Digital governance emerged as a parallel concern through Wong Shu Qi's inquiry to the Digital Minister regarding the forthcoming Artificial Intelligence Governance Bill. Her specific reference to deepfake child sexual exploitation material, identity spoofing, and non-consensual explicit content distribution identifies harm vectors that Malaysian policymakers recognize as urgent. These technologies have already been weaponized in various jurisdictions to cause reputational damage, facilitate fraud, and enable child exploitation—threats that grow exponentially as AI tools become more accessible and sophisticated. The parliamentary focus on legislative safeguards suggests Malaysia intends to position itself as a responsible AI adopter while establishing guardrails against algorithmic abuse. This legislative effort will be closely watched by regional peers grappling with similar governance questions.

Food security emerged as another cross-cutting concern, with Datuk Dr Radzi Jidin from PN-Putrajaya questioning the Agriculture and Food Security Minister about interventions addressing the ripple effects of Middle East conflict on Malaysia's food supply. The region supplies Malaysia with various agricultural commodities, construction inputs, and energy resources, making it a non-trivial component of the national supply ecosystem. Questions about short-, medium-, and long-term measures suggest parliament's recognition that food security requires layered planning horizons—immediate stabilisation efforts, intermediate import diversification, and structural resilience-building. The government's response will clarify whether existing agricultural policies adequately buffer Malaysia against external supply shocks or whether new institutional mechanisms are needed.

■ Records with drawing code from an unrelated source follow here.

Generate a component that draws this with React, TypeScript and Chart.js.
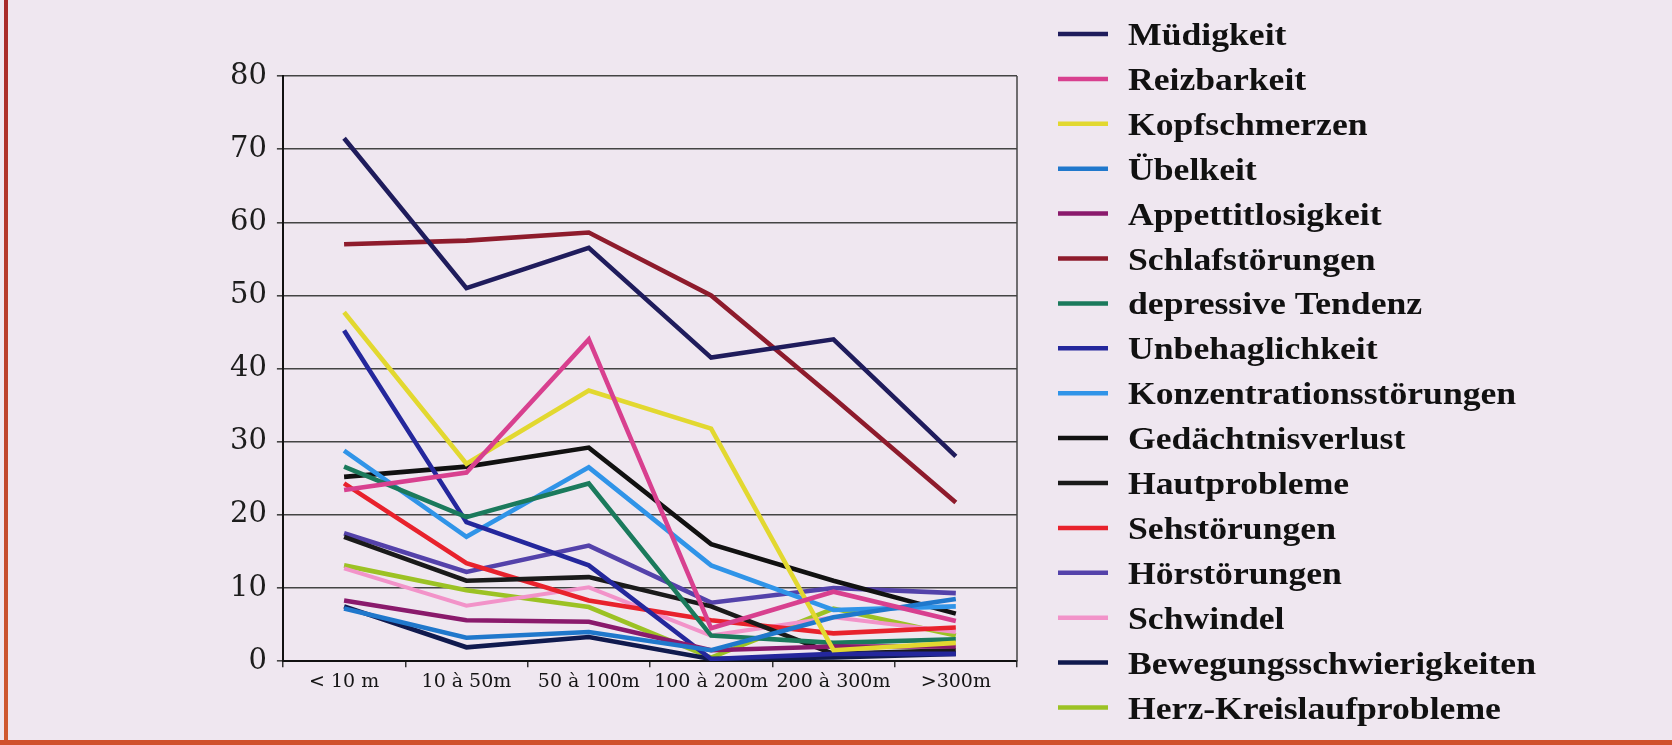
import React, { useEffect, useRef } from "react";
import { Chart, registerables } from "chart.js";

Chart.register(...registerables);

const categories = ["< 10 m", "10 à 50m", "50 à 100m", "100 à 200m", "200 à 300m", ">300m"];
const yTicks = [0, 10, 20, 30, 40, 50, 60, 70, 80];

const seriesLabels = [
  "Müdigkeit",
  "Reizbarkeit",
  "Kopfschmerzen",
  "Übelkeit",
  "Appettitlosigkeit",
  "Schlafstörungen",
  "depressive Tendenz",
  "Unbehaglichkeit",
  "Konzentrationsstörungen",
  "Gedächtnisverlust",
  "Hautprobleme",
  "Sehstörungen",
  "Hörstörungen",
  "Schwindel",
  "Bewegungsschwierigkeiten",
  "Herz-Kreislaufprobleme",
];

const muedigkeit = [71.5, 51, 56.5, 41.5, 44, 28];
const reizbarkeit = [23.4, 25.8, 44, 4.5, 9.5, 5.5];
const kopfschmerzen = [47.7, 27, 37, 31.8, 1.5, 2.5];
const uebelkeit = [7.2, 3.2, 4, 1.5, 6, 8.5];
const appetitlosigkeit = [8.3, 5.6, 5.4, 1.5, 2, 2];
const schlafstoerungen = [57, 57.5, 58.6, 50, 36, 21.7];
const depressiv = [26.6, 19.7, 24.3, 3.5, 2.5, 3];
const unbehaglichkeit = [45.2, 19, 13.1, 0.3, 1, 1];
const konzentration = [28.8, 17, 26.5, 13.1, 7, 7.5];
const gedaechtnis = [25.2, 26.6, 29.2, 16, 11, 6.5];
const hautprobleme = [17, 11, 11.5, 7.5, 1, 1.5];
const sehstoerungen = [24.3, 13.4, 8.3, 5.6, 3.8, 4.6];
const hoerstoerungen = [17.5, 12.2, 15.8, 8, 10, 9.3];
const schwindel = [12.7, 7.6, 10.1, 3.5, 6, 4];
const bewegung = [7.5, 1.9, 3.3, 0.3, 0.5, 1];
const herzKreislauf = [13.1, 9.7, 7.4, 0.5, 7.2, 3.5];

const seriesValues = [
  muedigkeit,
  reizbarkeit,
  kopfschmerzen,
  uebelkeit,
  appetitlosigkeit,
  schlafstoerungen,
  depressiv,
  unbehaglichkeit,
  konzentration,
  gedaechtnis,
  hautprobleme,
  sehstoerungen,
  hoerstoerungen,
  schwindel,
  bewegung,
  herzKreislauf,
];

const seriesColors = [
  "#1f1c5c",
  "#d8408f",
  "#e2d830",
  "#2078cc",
  "#8a1a6c",
  "#8e1b2c",
  "#1b7a5c",
  "#24279c",
  "#3094e8",
  "#111111",
  "#1a1a1a",
  "#e8222c",
  "#5442aa",
  "#f293c9",
  "#101a4e",
  "#9cc224",
];

const legendPlugin = {
  id: "customLegendAndFrame",
  afterDraw(chart: any) {
    const ctx = chart.ctx;
    const area = chart.chartArea;
    ctx.save();
    // right frame line of the plot
    ctx.strokeStyle = "#444";
    ctx.lineWidth = 1.5;
    ctx.beginPath();
    ctx.moveTo(area.right, area.top);
    ctx.lineTo(area.right, area.bottom);
    ctx.stroke();

    // legend
    chart.data.datasets.forEach((ds: any, i: number) => {
      const base = 45 + i * 44.9;
      ctx.strokeStyle = ds.borderColor;
      ctx.lineWidth = 4.5;
      ctx.beginPath();
      ctx.moveTo(1058, base - 11);
      ctx.lineTo(1108, base - 11);
      ctx.stroke();
      ctx.save();
      ctx.translate(1128, base);
      ctx.scale(1.15, 1);
      ctx.font = 'bold 31px "Liberation Serif"';
      ctx.fillStyle = "#111";
      ctx.textBaseline = "alphabetic";
      ctx.textAlign = "left";
      ctx.fillText(ds.label, 0, 0);
      ctx.restore();
    });
    ctx.restore();
  },
};

export default function App() {
  const canvasRef = useRef<HTMLCanvasElement | null>(null);

  useEffect(() => {
    if (!canvasRef.current) return;
    const chart = new Chart(canvasRef.current, {
      type: "line",
      data: {
        labels: categories,
        datasets: seriesLabels.map((label, i) => ({
          label,
          data: seriesValues[i],
          borderColor: seriesColors[i],
          backgroundColor: seriesColors[i],
          borderWidth: i === 13 ? 4 : 4.6,
          pointRadius: 0,
          tension: 0,
          fill: false,
        })),
      },
      options: {
        responsive: false,
        animation: false,
        devicePixelRatio: 1,
        layout: { padding: { left: 220, right: 655, top: 76, bottom: 49 } },
        plugins: {
          legend: { display: false },
          tooltip: { enabled: false },
        },
        scales: {
          x: {
            type: "category",
            offset: true,
            grid: {
              offset: true,
              drawOnChartArea: false,
              drawTicks: true,
              tickLength: 6,
              color: "#333",
              lineWidth: 1.5,
            },
            border: { display: true, color: "#111", width: 2 },
            ticks: {
              font: { family: "DejaVu Serif", size: 19 },
              color: "#151515",
              padding: 3,
              maxRotation: 0,
              autoSkip: false,
            },
          },
          y: {
            min: 0,
            max: 80,
            afterBuildTicks: (scale: any) => {
              scale.ticks = yTicks.map((v) => ({ value: v }));
            },
            grid: {
              color: "#444",
              lineWidth: 1.6,
              tickLength: 6,
              drawTicks: true,
            },
            border: { display: true, color: "#111", width: 2 },
            ticks: {
              font: { family: "DejaVu Serif", size: 29 },
              color: "#1d1d1d",
              padding: 10,
            },
          },
        },
      },
      plugins: [legendPlugin],
    });
    return () => chart.destroy();
  }, []);

  return (
    <div
      style={{
        position: "fixed",
        left: 0,
        top: 0,
        width: 1672,
        height: 745,
        background: "#efe7f0",
        overflow: "hidden",
      }}
    >
      <div
        style={{
          position: "absolute",
          left: 4,
          top: 0,
          width: 4,
          height: 745,
          background: "linear-gradient(#a82a2a, #d05a30)",
        }}
      />
      <div
        style={{
          position: "absolute",
          left: 0,
          top: 740,
          width: 1672,
          height: 5,
          background: "#d0502c",
        }}
      />
      <canvas
        ref={canvasRef}
        width={1672}
        height={745}
        style={{ position: "absolute", left: 0, top: 0, width: 1672, height: 745 }}
      />
    </div>
  );
}
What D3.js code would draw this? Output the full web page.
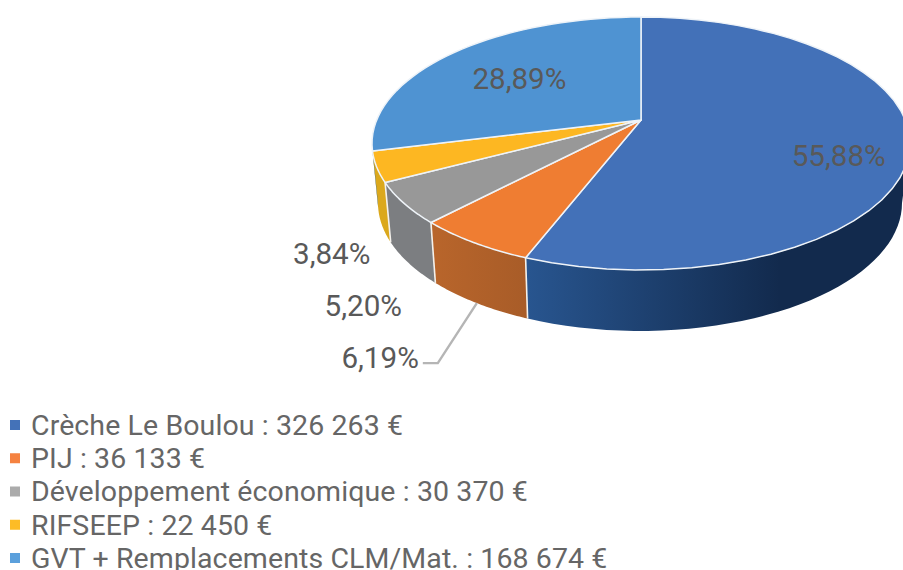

The parliamentary session will also see the tabling of the Cybercrime Bill 2026, representing an updated legislative framework for digital-era criminal offences. This bill complements the AI governance discussions by establishing enforcement mechanisms for crimes facilitated through technological means. The timing reflects Malaysia's broader digital transformation agenda, where legislative modernisation must keep pace with technological capability. The Road Transport Act (Amendment) Bill 1987 represents another housekeeping item, likely addressing regulatory gaps in Malaysia's terrestrial logistics sector—an area directly affected by supply chain resilience questions surfacing throughout the parliamentary agenda.

Collectively, the session's focus areas reveal parliament's diagnosis of contemporary economic vulnerabilities: Malaysia's reliance on vulnerable maritime passages, its susceptibility to global demand shocks, gaps in social service delivery systems like haj administration, and emerging technological harms that existing law struggles to address. These concerns are interconnected through broader themes of economic resilience and institutional adaptation. The government's responses during the 16-day sitting will signal whether it views these challenges as manageable through incremental policy adjustment or whether more fundamental strategic reorientation is required. For Malaysian businesses and investors, the parliamentary outcomes may shape expectations about commodity price volatility, regulatory environments for digital services, and the sustainability of economic growth targets under geopolitical strain.